* **Task brief**:
Reproduce exactly the lines below, from the first one through the line containing "3.6), zorder=3, ymax=0.995)", and omit any pictures.
## begin
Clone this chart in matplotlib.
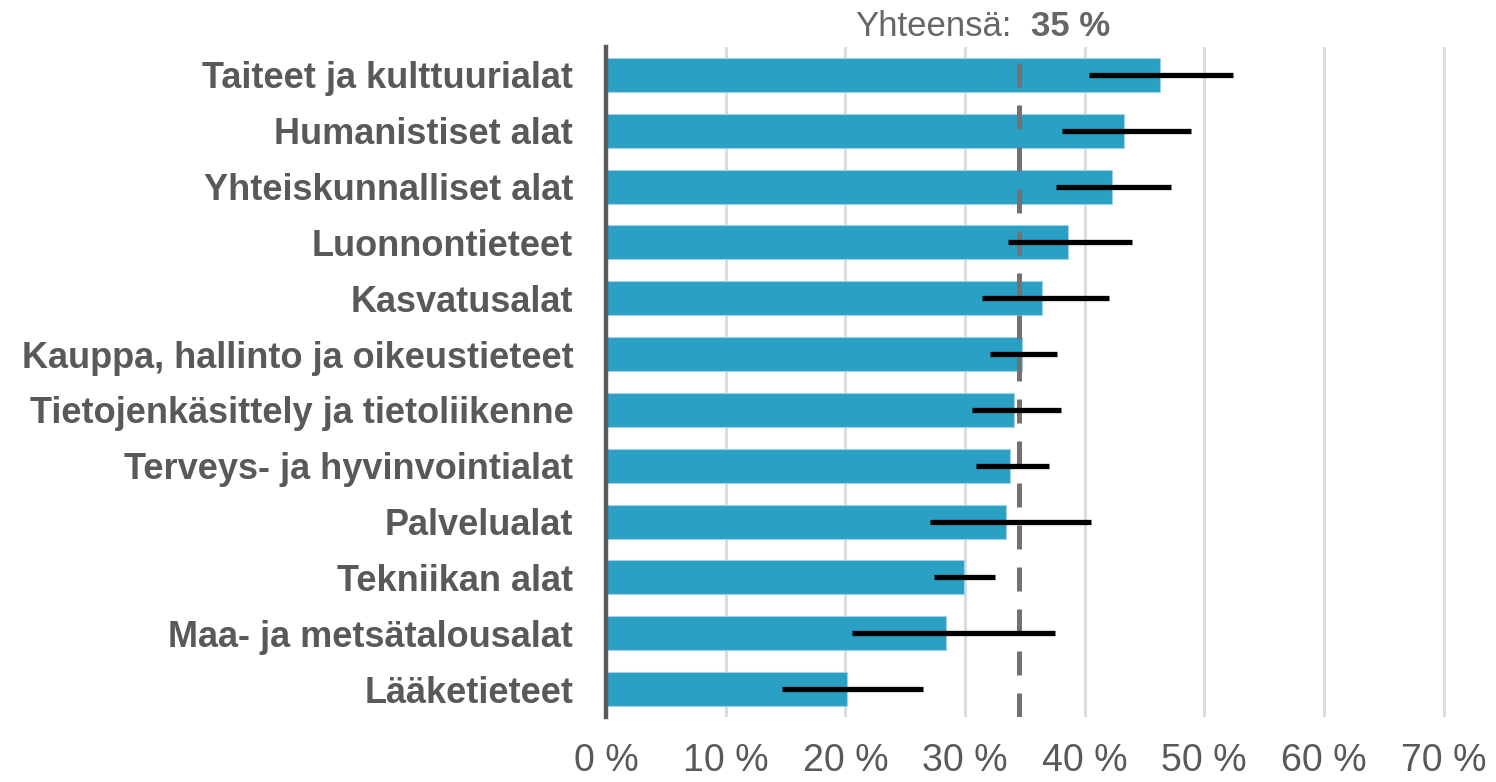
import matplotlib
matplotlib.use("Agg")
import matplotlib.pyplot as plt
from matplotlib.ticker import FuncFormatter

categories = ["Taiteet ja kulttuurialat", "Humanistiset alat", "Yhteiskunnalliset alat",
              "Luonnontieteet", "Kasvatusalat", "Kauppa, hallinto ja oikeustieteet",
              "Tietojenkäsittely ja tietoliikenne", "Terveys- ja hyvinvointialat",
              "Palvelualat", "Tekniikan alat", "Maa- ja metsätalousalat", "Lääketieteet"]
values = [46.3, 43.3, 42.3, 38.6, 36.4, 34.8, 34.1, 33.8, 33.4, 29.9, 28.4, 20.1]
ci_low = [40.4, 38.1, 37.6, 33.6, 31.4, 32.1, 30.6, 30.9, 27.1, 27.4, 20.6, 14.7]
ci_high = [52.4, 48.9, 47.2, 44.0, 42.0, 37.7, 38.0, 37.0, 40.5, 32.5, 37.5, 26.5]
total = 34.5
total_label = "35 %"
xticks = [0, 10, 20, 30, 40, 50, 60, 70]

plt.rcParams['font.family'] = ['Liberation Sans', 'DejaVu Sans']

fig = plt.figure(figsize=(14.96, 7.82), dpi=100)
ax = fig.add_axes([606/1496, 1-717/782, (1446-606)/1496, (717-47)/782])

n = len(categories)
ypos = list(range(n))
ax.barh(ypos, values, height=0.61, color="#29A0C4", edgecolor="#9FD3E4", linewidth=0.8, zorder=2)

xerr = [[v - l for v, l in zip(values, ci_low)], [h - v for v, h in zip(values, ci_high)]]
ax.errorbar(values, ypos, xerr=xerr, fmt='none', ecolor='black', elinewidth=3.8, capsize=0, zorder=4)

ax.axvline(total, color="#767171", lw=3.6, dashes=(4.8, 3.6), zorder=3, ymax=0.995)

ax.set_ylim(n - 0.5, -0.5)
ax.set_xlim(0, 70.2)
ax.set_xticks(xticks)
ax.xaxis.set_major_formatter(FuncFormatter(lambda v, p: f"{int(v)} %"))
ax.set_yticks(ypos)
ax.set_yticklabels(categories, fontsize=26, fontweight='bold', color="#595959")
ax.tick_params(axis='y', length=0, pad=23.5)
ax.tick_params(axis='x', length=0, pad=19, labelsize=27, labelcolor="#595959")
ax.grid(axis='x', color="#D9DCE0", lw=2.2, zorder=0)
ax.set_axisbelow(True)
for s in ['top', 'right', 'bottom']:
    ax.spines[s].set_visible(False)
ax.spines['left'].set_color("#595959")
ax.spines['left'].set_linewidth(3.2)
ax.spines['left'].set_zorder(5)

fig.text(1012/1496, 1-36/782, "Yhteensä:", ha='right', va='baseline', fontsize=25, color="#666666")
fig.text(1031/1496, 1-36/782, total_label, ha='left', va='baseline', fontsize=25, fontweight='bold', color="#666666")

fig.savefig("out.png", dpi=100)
## end
* **Task answer**:
Clone this chart in matplotlib.
import matplotlib
matplotlib.use("Agg")
import matplotlib.pyplot as plt
from matplotlib.ticker import FuncFormatter

categories = ["Taiteet ja kulttuurialat", "Humanistiset alat", "Yhteiskunnalliset alat",
              "Luonnontieteet", "Kasvatusalat", "Kauppa, hallinto ja oikeustieteet",
              "Tietojenkäsittely ja tietoliikenne", "Terveys- ja hyvinvointialat",
              "Palvelualat", "Tekniikan alat", "Maa- ja metsätalousalat", "Lääketieteet"]
values = [46.3, 43.3, 42.3, 38.6, 36.4, 34.8, 34.1, 33.8, 33.4, 29.9, 28.4, 20.1]
ci_low = [40.4, 38.1, 37.6, 33.6, 31.4, 32.1, 30.6, 30.9, 27.1, 27.4, 20.6, 14.7]
ci_high = [52.4, 48.9, 47.2, 44.0, 42.0, 37.7, 38.0, 37.0, 40.5, 32.5, 37.5, 26.5]
total = 34.5
total_label = "35 %"
xticks = [0, 10, 20, 30, 40, 50, 60, 70]

plt.rcParams['font.family'] = ['Liberation Sans', 'DejaVu Sans']

fig = plt.figure(figsize=(14.96, 7.82), dpi=100)
ax = fig.add_axes([606/1496, 1-717/782, (1446-606)/1496, (717-47)/782])

n = len(categories)
ypos = list(range(n))
ax.barh(ypos, values, height=0.61, color="#29A0C4", edgecolor="#9FD3E4", linewidth=0.8, zorder=2)

xerr = [[v - l for v, l in zip(values, ci_low)], [h - v for v, h in zip(values, ci_high)]]
ax.errorbar(values, ypos, xerr=xerr, fmt='none', ecolor='black', elinewidth=3.8, capsize=0, zorder=4)

ax.axvline(total, color="#767171", lw=3.6, dashes=(4.8, 3.6), zorder=3, ymax=0.995)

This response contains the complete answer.